Other minerals you might spot in charoite-bearing rock include microcline feldspar (often salmon-pink), nepheline (usually grayish), and sometimes even tiny crystals of titanite or apophyllite. The full mineral assemblage tells a story about the conditions deep underground—pressure, temperature, fluid composition—that makes charoite possible in the first place.

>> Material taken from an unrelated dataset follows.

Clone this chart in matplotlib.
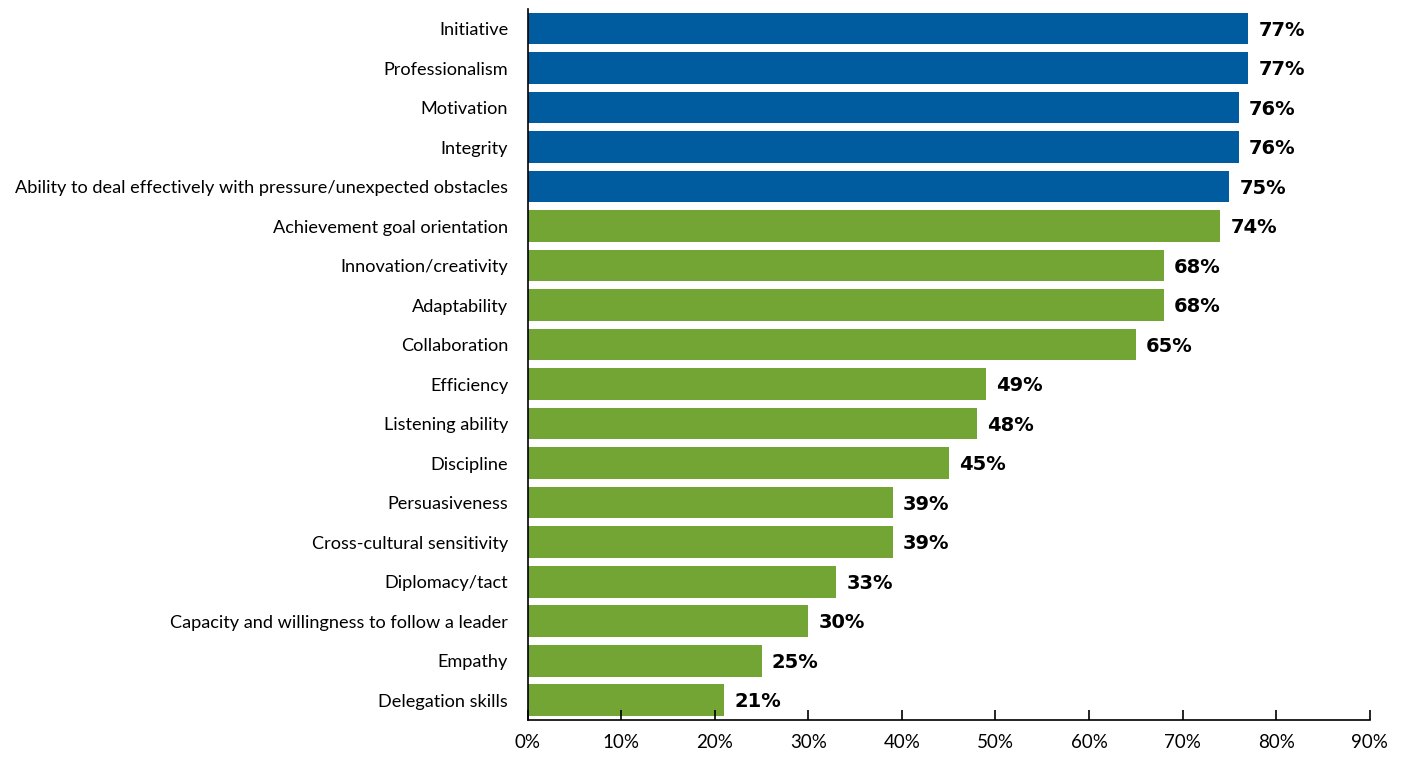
import matplotlib
matplotlib.use("Agg")
import matplotlib.pyplot as plt
from matplotlib.ticker import PercentFormatter

plt.rcParams['font.family'] = ['Lato', 'DejaVu Sans']

categories = [
    "Initiative", "Professionalism", "Motivation", "Integrity",
    "Ability to deal effectively with pressure/unexpected obstacles",
    "Achievement goal orientation", "Innovation/creativity", "Adaptability",
    "Collaboration", "Efficiency", "Listening ability", "Discipline",
    "Persuasiveness", "Cross-cultural sensitivity", "Diplomacy/tact",
    "Capacity and willingness to follow a leader", "Empathy", "Delegation skills",
]
values = [77, 77, 76, 76, 75, 74, 68, 68, 65, 49, 48, 45, 39, 39, 33, 30, 25, 21]
top_n = 5  # first five highlighted in blue

BLUE = "#005c9e"
GREEN = "#73a535"

fig = plt.figure(figsize=(14.05, 7.59), dpi=100)
ax = fig.add_axes([0.3755, 0.0514, 0.5994, 0.937])

ypos = list(range(len(categories)))
colors = [BLUE if i < top_n else GREEN for i in ypos]
ax.barh(ypos, values, height=0.8, color=colors)

for y, v in zip(ypos, values):
    ax.text(v + 1.1, y + 0.04, f"{v}%", va="center", ha="left",
            fontsize=14, fontweight="bold", family="DejaVu Sans", color="black")

ax.set_yticks(ypos)
ax.set_yticklabels(categories, fontsize=13.1)
ax.set_ylim(len(categories) - 0.5, -0.5)
ax.set_xlim(0, 90)
ax.set_xticks(range(0, 91, 10))
ax.xaxis.set_major_formatter(PercentFormatter(decimals=0))

for s in ["top", "right"]:
    ax.spines[s].set_visible(False)
ax.spines["left"].set_linewidth(1.2)
ax.spines["bottom"].set_linewidth(1.2)
ax.tick_params(axis="y", length=0, pad=14)
ax.tick_params(axis="x", direction="in", length=7, width=1.2, labelsize=13.5, pad=10)

plt.savefig("out.png", dpi=100)
plt.close()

Collectors actually value multi-mineral specimens more than pure charoite sometimes. A slab of charoite with prominent aegirine sprays and a scattering of tinaksite crystals tells a more complete geological story than a monochrome purple piece. It's like preferring a natural landscape photograph over a solid-color painting—complexity is compelling.
So Yeah, It's Real
I went home from that gem show with the charoite piece my friend gave me, still half-convinced I'd been duped. I spent the next few days reading everything I could find about it—geological papers, collector forums, museum catalogs. The more I learned, the more that initial skepticism dissolved.
Charoite isn't dyed. It's not synthetic. It's not heat-treated or irradiated to enhance the color. The purple is genuine, built into the crystal structure by manganese atoms that have been sitting in that Siberian rock for over a hundred million years. Those wild swirling patterns aren't painted on—they're the geological equivalent of tree rings, recording pulses of mineral-rich fluid that flowed through rock fractures during the age of dinosaurs.
What strikes me most about charoite is how it subverts expectations. When something looks too good, too unusual, too perfectly colorful to be natural, our instinct is to assume trickery. Sometimes that instinct is right—there's plenty of dyed and treated junk in the gem market. But sometimes, rarely, nature just does something weird and wonderful for its own reasons, in one specific place on Earth, and waits millions of years for someone to notice.
That's charoite. One spot in Siberia. One mineral with no analog anywhere else. Purple that's real all the way down.